● Problem statement:
Repeat the material exactly from its first line to the line that includes "x_pos = list(range(len(categories)))". Skip pictures.

● Given information:
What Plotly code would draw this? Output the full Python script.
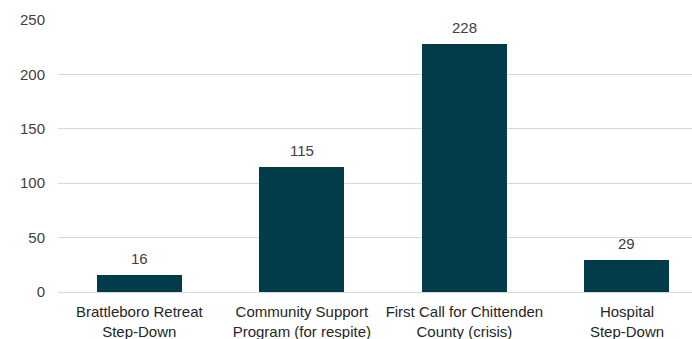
import plotly.graph_objects as go

categories = ["Brattleboro Retreat<br>Step-Down", "Community Support<br>Program (for respite)",
              "First Call for Chittenden<br>County (crisis)", "Hospital<br>Step-Down"]
values = [16, 115, 228, 29]
y_ticks = [0, 50, 100, 150, 200, 250]

x_pos = list(range(len(categories)))

fig = go.Figure(go.Bar(
    x=x_pos, y=values, width=0.523,
    marker=dict(color="#023B49", line=dict(width=0)),
))

for xp, v in zip(x_pos, values):
    fig.add_annotation(x=xp, y=v, text=str(v), showarrow=False, yanchor="bottom",
                       yshift=6, font=dict(size=15, color="#404040", family="Liberation Sans"))

fig.update_layout(
    width=692, height=339,
    margin=dict(l=58, r=0, t=20, b=47),
    plot_bgcolor="white", paper_bgcolor="white",
    showlegend=False,
    bargap=0,
    xaxis=dict(range=[-0.5, 3.4], tickvals=x_pos, ticktext=categories,
               showgrid=False, showline=False, zeroline=False, ticks="",
               ticklabelstandoff=9, automargin=False,
               tickfont=dict(size=15, color="#262626", family="Liberation Sans")),
    yaxis=dict(range=[0, 250], tickvals=y_ticks, showgrid=True, gridcolor="#D9D9D9",
               zeroline=True, zerolinecolor="#D9D9D9", zerolinewidth=1, showline=False,
               ticks="", ticklabelstandoff=12, automargin=False,
               tickfont=dict(size=15, color="#404040", family="Liberation Sans")),
)

fig.write_html("out.html")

● Correct answer:
What Plotly code would draw this? Output the full Python script.
import plotly.graph_objects as go

categories = ["Brattleboro Retreat<br>Step-Down", "Community Support<br>Program (for respite)",
              "First Call for Chittenden<br>County (crisis)", "Hospital<br>Step-Down"]
values = [16, 115, 228, 29]
y_ticks = [0, 50, 100, 150, 200, 250]

x_pos = list(range(len(categories)))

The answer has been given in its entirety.